Sunday, was the crowning achievement of this arty weekend was going to Tacoma for their display of Hide/Seek: Difference and Desire in Portraiture. Now, you guys on the west coast had a display of this in Brooklyn and at the Smithsonian, and if you missed it, shame on you. It was the most fascinating, funny, and haunting, show I think I've seen. Romaine Brooks' self portrait was astoundingly moody and almost gothic. It's haunting, and just one of the best self-portraits I have ever seen. They say its lesbian encoded, but what I saw was also a lot of hiding and moodiness. It made me sad, and after I went through the whole gallery, I went and sat by this self-portrait.

Unfortunately, we didn't get Romaine Brooke's portrait of Carl Van Vechten which was AMAZING in the book they left out. It cast Van Vechten as an old white dude sitting on a high backed chair that had black boy's faces peering out of it, a commentary on VV's hetero marriage but well-known tendency to get escorts from uptown.

The two other great paintings were Thomas Eakins' Salutat and which was, quite frankly, HILARIOUS (late 1800s and the guy paints a kid wearing practically nothing going off to box showing off his assets and hetero guys clapping for him), and Paul Cadmus' What I Believe which was kind of like one of those children's picture mystery novels. It had clues upon clues upon clues in the tiniest details. The clouds formed a question mark, and there was a zombie coming out from the ground, there was a self-portrait. It was amazing.

The thing I noticed is that after we came out of the closet, the art started getting more and more encoded even though it was getting gayer and gayer. It was like we abandoned one set of codes for another. The meanings of the art started getting enshrouded in satire, repetition, irony and pop culture. Yes, Jasper Johns, Andy Warhol and Mapplethorpe were there. And, I loved Johns' work, more and more. But, none of it compared to what had happened before in the encoding. Some of the more straightforward, post-AIDS, work was breathtaking. AA Bronson's Felix, an over-oversized painting of an AIDS patient after he died after wasting away is immediately tearjerking.

Anyways, if you're in the Seatac area, you need to see it...if you're not, the National Portrait Gallery has a decent website that offers a brief look at the portraits, and The Stranger has been showcasing some of the art not included on the NPG site, (some of which I mentioned here).

And, to top it off, Monday I watched two documentaries, "The Thin Blue Line" which was frustrating about how people can lie to save their own skin and not care about the other. And, Exit Through the Gift Shop.
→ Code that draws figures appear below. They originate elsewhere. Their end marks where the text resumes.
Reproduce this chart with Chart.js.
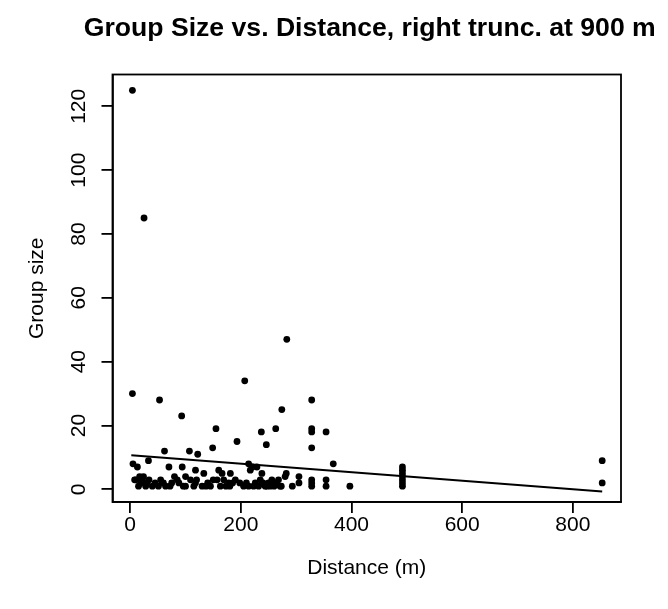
<!DOCTYPE html>
<html><head><meta charset="utf-8">
<script src="https://cdn.jsdelivr.net/npm/chart.js@4.4.0/dist/chart.umd.min.js"></script>
<style>html,body{margin:0;padding:0;background:#fff}</style>
</head><body>
<canvas id="c" width="668" height="609" style="width:668px;height:609px;display:block"></canvas>
<script>
const distance = [
  4, 25, 283, 207, 4, 53, 328, 274, 93, 155, 263, 328, 328, 237, 354, 193, 246, 149, 328, 62,
  107, 122, 33, 853, 5, 214, 367, 13, 70, 94, 221, 229, 492, 118, 217, 160, 492, 133, 238, 166,
  282, 181, 492, 305, 80, 100, 492, 24, 280, 17,
  10, 22, 34, 55, 19, 28, 40, 64, 72, 85, 109, 100, 118, 130, 157, 163, 169, 173, 190, 205,
  214, 223, 232, 247, 256, 268, 271, 305, 293, 328, 328, 328, 354, 354, 397, 492, 492, 492, 853, 8,
  15, 45, 75, 88, 140, 145, 178, 198, 226, 240, 260, 150, 115, 60, 120, 180, 235, 250, 137, 30,
  51, 96, 185, 210, 263, 273, 259, 253, 244, 238
];
const groupSize = [
  125, 85, 47, 34, 30, 28, 28, 25, 23, 19, 19, 19, 18, 18, 18, 15, 14, 13, 13, 12,
  12, 11, 9, 9, 8, 8, 8, 7, 7, 7, 7, 7, 7, 6, 6, 6, 6, 5, 5, 5,
  5, 5, 5, 4, 4, 4, 4, 4, 4, 4,
  3, 3, 3, 3, 2, 1, 1, 1, 1, 3, 3, 1, 2, 1, 3, 1, 3, 1, 3, 1,
  1, 1, 1, 1, 3, 3, 1, 2, 1, 3, 2, 1, 3, 1, 1, 3, 2, 1, 2, 3,
  1, 2, 2, 2, 2, 1, 2, 2, 2, 2, 1, 3, 1, 2, 3, 1, 3, 2, 1, 2,
  1, 1, 2, 2, 2, 1, 2, 1, 1, 2
];
const fitDistance = [2, 853];
const fitGroupSize = [10.67, -0.69];
const xTickValues = [0, 200, 400, 600, 800];
const yTickValues = [0, 20, 40, 60, 80, 100, 120];

const points = distance.map((d, i) => ({x: d, y: groupSize[i]}));
const fitLine = fitDistance.map((d, i) => ({x: d, y: fitGroupSize[i]}));
const FONT = "'Liberation Sans', Arial, Helvetica, sans-serif";

const framePlugin = {
  id: 'frame',
  afterLayout(chart) {
    const a = chart.chartArea;
    const t = chart.titleBlock;
    if (t) {
      const cx = (a.left + a.right) / 2 + 3;
      t.left = cx - 320;
      t.right = cx + 320;
    }
  },
  afterDraw(chart) {
    const {ctx, chartArea: a} = chart;
    ctx.save();
    ctx.strokeStyle = '#000';
    ctx.lineWidth = 1.8;
    ctx.strokeRect(a.left, a.top, a.right - a.left, a.bottom - a.top);
    ctx.restore();
  }
};

new Chart(document.getElementById('c'), {
  type: 'scatter',
  data: {
    datasets: [
      {
        data: points,
        pointRadius: 3.4,
        pointBackgroundColor: '#000',
        pointBorderWidth: 0,
        pointBorderColor: '#000'
      },
      {
        data: fitLine,
        showLine: true,
        borderColor: '#000',
        borderWidth: 2,
        pointRadius: 0
      }
    ]
  },
  options: {
    responsive: false,
    animation: false,
    events: [],
    devicePixelRatio: 1,
    layout: {padding: {left: 0, right: 47, top: 0, bottom: 0}},
    plugins: {
      legend: {display: false},
      tooltip: {enabled: false},
      title: {
        display: true,
        text: 'Group Size vs. Distance, right trunc. at 900 m',
        color: '#000',
        font: {family: FONT, size: 26.6, weight: 'bold'},
        padding: {top: 12.5, bottom: 30.08}
      }
    },
    scales: {
      x: {
        type: 'linear',
        min: -32,
        max: 887,
        afterBuildTicks: s => { s.ticks = xTickValues.map(v => ({value: v})); },
        afterFit: s => { s.height = 107; },
        grid: {drawOnChartArea: false, drawTicks: true, tickLength: 11, color: '#000', lineWidth: 1.8},
        border: {display: true, color: '#000', width: 1.8},
        ticks: {color: '#000', font: {family: FONT, size: 21}, padding: 0, maxRotation: 0, autoSkip: false},
        title: {display: true, text: 'Distance (m)', color: '#000', font: {family: FONT, size: 21}, padding: {top: 0, bottom: 28}}
      },
      y: {
        type: 'linear',
        min: -3.96,
        max: 129.96,
        afterBuildTicks: s => { s.ticks = yTickValues.map(v => ({value: v})); },
        afterFit: s => { s.width = 112.5; },
        grid: {drawOnChartArea: false, drawTicks: true, tickLength: 11, color: '#000', lineWidth: 1.8},
        border: {display: true, color: '#000', width: 1.8},
        ticks: {color: '#000', font: {family: FONT, size: 21}, padding: 5, minRotation: 90, maxRotation: 90, crossAlign: 'center', autoSkip: false},
        title: {display: true, text: 'Group size', color: '#000', font: {family: FONT, size: 21}, padding: {top: 24.5, bottom: 0}}
      }
    }
  },
  plugins: [framePlugin]
});
</script>
</body></html>
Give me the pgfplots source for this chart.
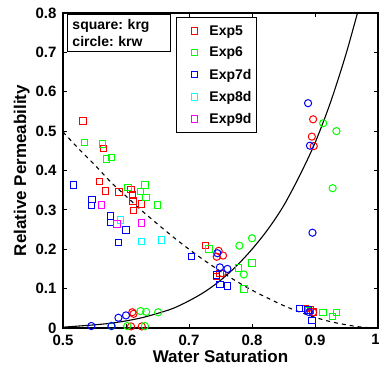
\documentclass[border=0pt]{standalone}
\usepackage{pgfplots}
\pgfplotsset{compat=1.18}
\usepackage{fontspec}
\setmainfont{Liberation Sans}
\definecolor{mred}{rgb}{1,0,0}
\definecolor{mgreen}{rgb}{0,1,0}
\definecolor{mblue}{rgb}{0,0,1}
\definecolor{mcyan}{rgb}{0,1,1}
\definecolor{mmag}{rgb}{1,0,1}
\begin{document}
\frenchspacing
\begin{tikzpicture}
\begin{axis}[
  scale only axis, width=315pt, height=315pt,
  xmin=0.5, xmax=1, ymin=0, ymax=0.8,
  xtick={0.5,0.6,0.7,0.8,0.9,1}, xticklabels={0.5,0.6,0.7,0.8,0.9,{\hspace*{-5pt}1}},
  ytick={0,0.1,0.2,0.3,0.4,0.5,0.6,0.7,0.8},
  yticklabels={0,0.1,0.2,0.3,0.4,0.5,0.6,0.7,0.8},
  /pgf/number format/assume math mode=true,
  tick align=inside, tick pos=both, major tick length=4pt,
  tick style={black, line width=0.8pt},
  axis line style={line width=1.4pt},
  ticklabel style={font=\fontsize{15}{15}\selectfont\bfseries},
  xticklabel style={yshift=-3pt},
  yticklabel style={xshift=-3pt},
  xlabel={Water Saturation}, ylabel={Relative Permeability},
  label style={font=\fontsize{17}{17}\selectfont\bfseries},
  xlabel style={yshift=2pt},
  ylabel style={yshift=-1pt},
  legend style={at={(0.359,0.987)}, anchor=north west, draw=black, line width=0.8pt,
    font=\fontsize{14}{14}\selectfont\bfseries, row sep=6.5pt, inner xsep=3pt, inner ysep=6pt},
  legend cell align=left,
  legend image code/.code={\path[draw=none,fill=none] (0pt,0pt) (28pt,0pt); \draw[#1] plot coordinates {(15pt,0pt)};},
  every axis plot/.append style={line width=1pt},
  sq/.style={only marks, draw=#1, mark=square, mark size=3.2pt, mark options={draw=#1, fill=none}},
  ci/.style={only marks, draw=#1, mark=o, mark size=3.6pt, mark options={draw=#1, fill=none}, forget plot},
]
% Exp5
\addplot[sq=mred] coordinates {
(0.532,0.526) (0.564,0.456) (0.558,0.372) (0.567,0.348) (0.589,0.345)
(0.608,0.352) (0.610,0.338) (0.611,0.323) (0.612,0.298) (0.625,0.315)
(0.726,0.209) (0.744,0.131) (0.749,0.139) (0.885,0.050) (0.893,0.046) (0.897,0.041)};
\addlegendentry{Exp5}
\addplot[ci=mred] coordinates {
(0.610,0.040) (0.612,0.036) (0.608,0.004) (0.625,0.004) (0.747,0.196) (0.744,0.181)
(0.754,0.184) (0.753,0.139) (0.897,0.530) (0.895,0.486) (0.898,0.462) (0.897,0.040)};
% Exp6
\addplot[sq=mgreen] coordinates {
(0.534,0.471) (0.563,0.467) (0.569,0.429) (0.577,0.433) (0.603,0.357) (0.623,0.346)
(0.630,0.363) (0.632,0.332) (0.650,0.312) (0.732,0.201) (0.800,0.165) (0.779,0.152)
(0.787,0.099) (0.890,0.044) (0.913,0.040) (0.928,0.029) (0.934,0.040)};
\addlegendentry{Exp6}
\addplot[ci=mgreen] coordinates {
(0.577,0.005) (0.602,0.005) (0.630,0.005) (0.623,0.043) (0.632,0.041) (0.651,0.040)
(0.780,0.209) (0.800,0.228) (0.787,0.136) (0.913,0.520) (0.934,0.500) (0.928,0.355)};
% Exp7d
\addplot[sq=mblue] coordinates {
(0.517,0.363) (0.546,0.327) (0.545,0.311) (0.575,0.284) (0.575,0.268) (0.600,0.249)
(0.588,0.217) (0.704,0.182) (0.744,0.135) (0.749,0.110) (0.761,0.107) (0.875,0.050)
(0.889,0.046) (0.895,0.019)};
\addlegendentry{Exp7d}
\addplot[ci=mblue] coordinates {
(0.545,0.005) (0.577,0.005) (0.588,0.026) (0.600,0.032) (0.745,0.190) (0.749,0.154)
(0.761,0.150) (0.889,0.571) (0.892,0.463) (0.896,0.242) (0.891,0.040)};
% Exp8d
\addplot[sq=mcyan] coordinates {
(0.591,0.274) (0.625,0.219) (0.656,0.223)};
\addlegendentry{Exp8d}
% Exp9d
\addplot[sq=mmag] coordinates {
(0.561,0.312) (0.586,0.264) (0.625,0.267)};
\addlegendentry{Exp9d}
% krg fit (dashed)
\addplot[draw=black, line width=1.1pt, dash pattern=on 4pt off 4pt, forget plot, smooth] coordinates {
(0.500,0.498) (0.525,0.455) (0.550,0.415) (0.575,0.372) (0.600,0.335) (0.625,0.298)
(0.650,0.264) (0.675,0.231) (0.700,0.200) (0.725,0.171) (0.750,0.144) (0.775,0.119)
(0.800,0.096) (0.825,0.076) (0.850,0.057) (0.875,0.041) (0.900,0.027) (0.925,0.016)
(0.950,0.008) (0.975,0.002) (1.000,0.000)};
% krw fit (solid)
\addplot[draw=black, line width=1.1pt, forget plot, smooth] coordinates {
(0.500,0.002) (0.525,0.005) (0.550,0.008) (0.575,0.012) (0.600,0.018) (0.625,0.026)
(0.650,0.037) (0.675,0.050) (0.700,0.069) (0.725,0.092) (0.750,0.121) (0.775,0.157)
(0.800,0.200) (0.825,0.250) (0.850,0.310) (0.875,0.385) (0.900,0.470) (0.925,0.575)
(0.950,0.700) (0.975,0.845)};
\node[draw=black, line width=0.8pt, fill=white, anchor=north west, align=left,
  font=\fontsize{14}{17}\selectfont\bfseries, inner xsep=5pt, inner ysep=5pt, text width=93pt]
  at (rel axis cs:0.013,0.997) {square: krg\\circle: krw};
\end{axis}
\pgfresetboundingbox
\path[use as bounding box] ([xshift=-63pt,yshift=-40pt]current axis.south west) rectangle ([xshift=1pt,yshift=13pt]current axis.north east);
\end{tikzpicture}
\end{document}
Exit Through the Gift Shop is a lark that is both awesome and infuriating. Its about the white portion of street art (post co-option...since it never mentions the origins as it isn't in the scope of the film). It is also either about a crazy dude who made himself into an overnight success by co-opting EVERYBODY's work if it is true, or one of the greatest business cards for a commercial art factory if it isn't. The subject of the film is Mr. Brainwash, who would be best known to most of you for doing the cover of Madonna's Celebration Greatest Hits collection. No, really. This was after he did an art showing by hiring artists and printing art...which was 6 months after giving up filmmaking. But, his work is derivative crap...and the artists seem to know it, but he made it. Did I say derivative crap? It's well done derivative crap. One of the more frequently shown work series in the film is a series of Warhol-esque screens of new famous celebrities in Marilyn Monroe's hair. John Waters did this already, by doing a series of serious movie moments and putting Farrah Fawcett hair on the frame (my favorite being the Wicked Witch of the West). MBW commodified it. In Exit Through the Gift Shop, Banksy points out that Andy Warhol took iconic images and made them meaningless through repetition; Mr. Brainwash, he charges, has made such images even more meaningless. It's brilliant. GO WATCH.